次に、図7に示すように、ロック解除レバー31の上部を後方に向けて回動させると、ワイヤ30が水平方向に引っ張られ、それに伴って、ロックレバー28の爪部28aが第1係止凹部27aから外れる。このロック解除によって、前後一対のレッグ部23は回動しながら前方に向けて倒れる。そして、図8に示すように、最終的に、レッグ部23が完全に倒れ、レッグ部23が硬質樹脂カバーG内に格納され、シートクッション4がフロアF上に載置される。このとき、ロックレバー28の爪部28aが第2係止凹部27b内に入り込み、この状態でシート1は再度ロックされる。

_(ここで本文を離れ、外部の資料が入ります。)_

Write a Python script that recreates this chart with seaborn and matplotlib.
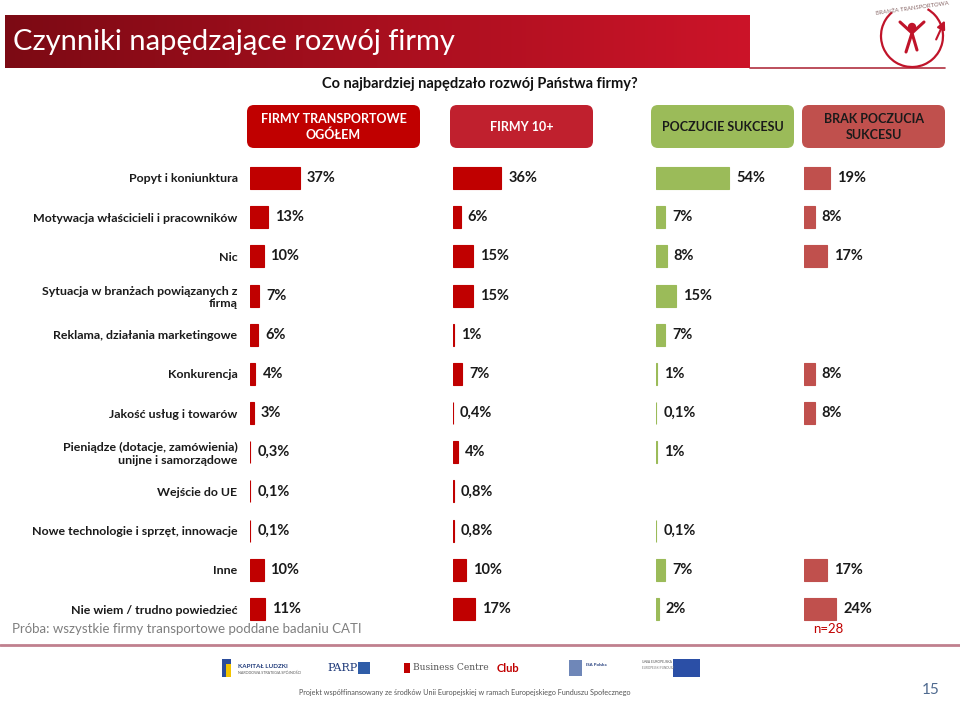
import numpy as np
import pandas as pd
import matplotlib
matplotlib.use("Agg")
import matplotlib.pyplot as plt
import seaborn as sns
from matplotlib.patches import FancyBboxPatch, Arc, Rectangle, Circle
from matplotlib.colors import LinearSegmentedColormap

# ---------------- data ----------------
categories = [
    "Popyt i koniunktura",
    "Motywacja właścicieli i pracowników",
    "Nic",
    "Sytuacja w branżach powiązanych z\nfirmą",
    "Reklama, działania marketingowe",
    "Konkurencja",
    "Jakość usług i towarów",
    "Pieniądze (dotacje, zamówienia)\nunijne i samorządowe",
    "Wejście do UE",
    "Nowe technologie i sprzęt, innowacje",
    "Inne",
    "Nie wiem / trudno powiedzieć",
]
ogolem = [37, 13, 10, 7, 6, 4, 3, 0.3, 0.1, 0.1, 10, 11]
firmy10 = [36, 6, 15, 15, 1, 7, 0.4, 4, 0.8, 0.8, 10, 17]
poczucie = [54, 7, 8, 15, 7, 1, 0.1, 1, np.nan, 0.1, 7, 2]
brak = [19, 8, 17, np.nan, np.nan, 8, 8, np.nan, np.nan, np.nan, 17, 24]
series = [ogolem, firmy10, poczucie, brak]
headers = ["FIRMY TRANSPORTOWE\nOGÓŁEM", "FIRMY 10+", "POCZUCIE SUKCESU", "BRAK POCZUCIA\nSUKCESU"]
bar_colors = ["#C00000", "#C00000", "#9BBB59", "#C0504D"]
header_colors = ["#C00000", "#C0202E", "#9BBB59", "#C0504D"]
header_text_colors = ["white", "white", "#1A1A1A", "#1A1A1A"]
title = "Czynniki napędzające rozwój firmy"
subtitle = "Co najbardziej napędzało rozwój Państwa firmy?"
sample_note = "Próba: wszystkie firmy transportowe poddane badaniu CATI"
n_note = "n=28"
page_no = "15"

# ---------------- style ----------------
sns.set_theme(style="white")
plt.rcParams["font.family"] = ["Lato", "DejaVu Sans"]

W, H = 960, 701
fig = plt.figure(figsize=(W / 100, H / 100), dpi=100)
fig.patch.set_facecolor("white")

# overlay axes in pixel coordinates (y downwards)
ov = fig.add_axes([0, 0, 1, 1])
ov.set_xlim(0, W)
ov.set_ylim(H, 0)
ov.axis("off")

# title banner with gradient
grad = np.linspace(0, 1, 256).reshape(1, -1)
cmap = LinearSegmentedColormap.from_list("ban", ["#7C0A14", "#A80F1E", "#CC1429"])
ov.imshow(grad, extent=[5, 750, 68, 15], aspect="auto", cmap=cmap, zorder=1)
ov.text(13, 42, title, color="white", fontsize=21, va="center", ha="left",
        fontweight="normal", zorder=2)
ov.plot([750, 945], [68, 68], color="#B0303F", lw=1.2, zorder=1)

# logo (simplified)
ov.add_patch(Arc((912, 36), 62, 62, theta1=-60, theta2=230, color="#C0142A", lw=1.6, zorder=2))
ov.annotate("", xy=(946, 18), xytext=(935, 42),
            arrowprops=dict(arrowstyle="-|>", color="#C0142A", lw=1.5), zorder=2)
ov.add_patch(Circle((912, 27), 3.5, color="#C0142A", zorder=2))
ov.plot([900, 912, 924], [22, 33, 22], color="#C0142A", lw=2.2, zorder=2)
ov.plot([906, 912, 917], [52, 33, 50], color="#C0142A", lw=2.2, zorder=2)
ov.text(912, 8, "BRANŻA TRANSPORTOWA", fontsize=4.2, color="#8A6A6A", ha="center", va="center",
        rotation=8, zorder=2)

# subtitle
ov.text(480, 84, subtitle, fontsize=10.5, fontweight="bold", ha="center", va="center", color="#111111")

# header boxes
box_x = [(247, 420), (450, 593), (651, 794), (802, 945)]
for (x0, x1), lab, fc, tc in zip(box_x, headers, header_colors, header_text_colors):
    ov.add_patch(FancyBboxPatch((x0, 105), x1 - x0, 43,
                                boxstyle="round,pad=0,rounding_size=7",
                                fc=fc, ec="none", zorder=2))
    ov.text((x0 + x1) / 2, 127, lab, color=tc, fontsize=9, fontweight="bold",
            ha="center", va="center", linespacing=1.35, zorder=3)

# ---------------- panels ----------------
px_per_pct = 1.35
panel_left = [250, 452.5, 656, 804]
panel_w = 140
row_top, row_bot = 158.4, 628.6
fmt = lambda v: (f"{v:g}".replace(".", ",") + "%")

for i, (vals, col, left) in enumerate(zip(series, bar_colors, panel_left)):
    ax = fig.add_axes([left / W, 1 - row_bot / H, panel_w / W, (row_bot - row_top) / H])
    ax.patch.set_alpha(0)
    df = pd.DataFrame({"kategoria": categories, "wartosc": vals})
    sns.barplot(data=df, x="wartosc", y="kategoria", order=categories, orient="h",
                color=col, saturation=1, width=0.56, edgecolor=col, linewidth=0.8, ax=ax)
    ax.set_xlim(0, panel_w / px_per_pct)
    ax.set_ylim(len(categories) - 0.5, -0.5)
    ax.set_xlabel("")
    ax.set_ylabel("")
    ax.set_xticks([])
    for s in ax.spines.values():
        s.set_visible(False)
    for j, v in enumerate(vals):
        if not np.isnan(v):
            ax.text(v + 7 / px_per_pct, j, fmt(v), va="center", ha="left",
                    fontsize=10.5, fontweight="bold", color="#1A1A1A")
    if i == 0:
        ax.tick_params(axis="y", length=0, pad=9)
        for t in ax.get_yticklabels():
            t.set_fontweight("bold")
            t.set_fontsize(8.9)
            t.set_color("#1A1A1A")
            t.set_linespacing(1.2)
    else:
        ax.set_yticks([])

# footer
ov.text(12, 629, sample_note, fontsize=9.5, color="#7F7F7F", ha="left", va="center")
ov.text(828, 629, n_note, fontsize=9.5, color="#C00000", ha="center", va="center")
ov.plot([0, 960], [645, 645], color="#C0808E", lw=2)

# sponsor logos (simplified)
ov.add_patch(Rectangle((222, 659), 9, 18, fc="#2B4C9B", ec="none"))
ov.add_patch(Rectangle((226, 664), 5, 13, fc="#F2C300", ec="none"))
ov.text(238, 666, "KAPITAŁ LUDZKI", fontsize=4.5, fontweight="bold", color="#1F3A7A", va="center")
ov.text(238, 673, "NARODOWA STRATEGIA SPÓJNOŚCI", fontsize=2.6, color="#555555", va="center")
ov.text(327, 668, "PARP", fontsize=8, color="#1F3A7A", va="center", family="DejaVu Serif")
ov.add_patch(Rectangle((358, 662), 12, 12, fc="#2F5DA8", ec="none"))
ov.add_patch(Rectangle((404, 663), 6, 10, fc="#C00000", ec="none"))
ov.text(413, 668, "Business Centre", fontsize=6.6, color="#555555", va="center", family="DejaVu Serif")
ov.text(497, 668, "Club", fontsize=8, color="#C00000", va="center", fontweight="bold")
ov.add_patch(Rectangle((569, 660), 13, 16, fc="#6F87B8", ec="none"))
ov.text(586, 665, "ISA Polska", fontsize=3.2, color="#1F3A7A", va="center", fontweight="bold")
ov.text(642, 662, "UNIA EUROPEJSKA", fontsize=2.4, color="#555555", va="center")
ov.text(642, 668, "EUROPEJSKI FUNDUSZ", fontsize=2.2, color="#777777", va="center")
ov.add_patch(Rectangle((673, 659), 27, 18, fc="#2B4FA6", ec="none"))
ov.text(465, 693, "Projekt współfinansowany ze środków Unii Europejskiej w ramach Europejskiego Funduszu Społecznego",
        fontsize=5.2, color="#555555", ha="center", va="center")
ov.text(931, 690, page_no, fontsize=11, color="#4F6A8F", ha="center", va="center")

fig.savefig("out.png", dpi=100)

このようにして折り畳まれたシート1が、セカンドシート又はサードシートである場合、シートバック2の背面2aと荷室40の床面40aとの高さが揃えられる。そして、前述した構成に基づいて上側シートクッションフレーム6が下側シートクッションフレーム5に向けて沈み込むように移動するので、荷室40の床面40aを低く設定することができ、荷室40の高さ方向の拡大化を達成することができる。なお、シート折り畳み後において、硬質樹脂からなるシートバック2の背面及び側面とシートクッション4の硬質樹脂カバーGとのみが露出するので、荷積みや荷降ろしの際に外部の衝撃からシート1のクッション部分を確実に保護することができる。
本発明に係る折り畳み式シートの一実施形態を示す側面図である。 第2のリンク部とピン部とガイド溝との関係を示す側面図である。 レッグ部のロック機構を示す側面図である。 ロックレバーとセクタとの関係を示す側面図である。 シートバックを倒す途中の状態を示す側面図である。 シートバックが完全に倒れた状態を示す側面図である。 レッグ部のロック解除状態を示す側面図である。 シートが完全に折り畳まれた状態を示す側面図である。
符号の説明
1…折り畳み式シート、2…シートバック、3…シートバックフレーム、4…シートクッション、5…下側シートクッションフレーム、6…上側シートクッションフレーム、10…第1のリンク部、14…第2のリンク部、23…第3のリンク部(レッグ部)、F…フロア。

Claims (2)

  1. シートバックがシートクッション側に折り畳まれ、前記シートクッションがフロア上に倒れ込むように構成された折り畳み式シートにおいて、
    前記シートクッションに設けられて、前記フロア側に位置する下側シートクッションフレームと、
    前記シートクッションに設けられて、前記下側シートクッションフレームの上方に位置する上側シートクッションフレームと、
    前記上側シートクッションフレームと前記下側シートクッションフレームとを連結する第1のリンク部と、
    前記シートバックに設けられて、前記下側シートクッションフレームに向けて倒れる回動自在なシートバックフレームと、
    前記シートバックフレームの下端と前記第1のリンク部とを連結する第2のリンク部とを備え、
    前記シートバックフレームの倒れ込みによって前記上側シートクッションフレームが前記下側シートクッションフレームに向けて沈み込むことを特徴とする折り畳み式シート。
  2. 前記下側シートクッションフレームと前記フロアとを連結する第3のリンク部を更に備え、前記下側シートクッションフレームが前記フロアに向けて倒れ込むことを特徴とする請求項1記載の折り畳み式シート。